Holographic superfluid with excited states

TL;DR

This paper develops new holographic superfluid solutions with excited states, revealing how these states influence phase transitions, critical points, and conductivity features, notably suppressing the Cave of Winds phase structure.

Contribution

It introduces a family of excited state solutions in holographic superfluids, analyzing their effects on phase transitions and conductivity, which was not previously explored.

Findings

Higher excited states hinder scalar hair development.

Excited states promote first-order phase transitions over second-order.

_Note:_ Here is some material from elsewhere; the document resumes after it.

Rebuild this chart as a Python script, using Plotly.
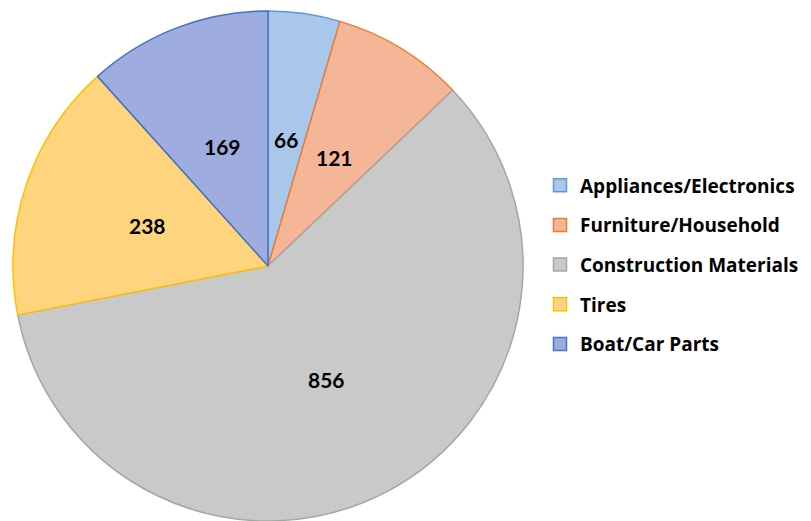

Additional poles and delta functions appear in conductivity at low temperatures.

Abstract

We construct a novel family of solutions of the holographic superfluid model with the excited states in the probe limit. We observe that the higher excited state or larger superfluid velocity will make the scalar hair more difficult to be developed, and the higher excited state or smaller mass of the scalar field makes it easier for the emergence of translating point from the second-order transition to the first-order one. We note that the difference of the critical chemical potential between the consecutive states increases as the superfluid velocity increases. Interestingly, the "Cave of Winds" phase structure will disappear but the first-order phase transition occurs for the excited states, which is completely different from the holographic superfluid model with the ground state. This means that the excited state will hinder the appearance of the Cave of Winds. Moreover, we find that there exist additional poles in Im[$\sigma(\omega)$] and delta functions in Re[$\sigma(\omega)$] arising at low temperature for the excited states, and the higher excited state or larger superfluid velocity results in the larger deviation from the expected relation in the gap frequency.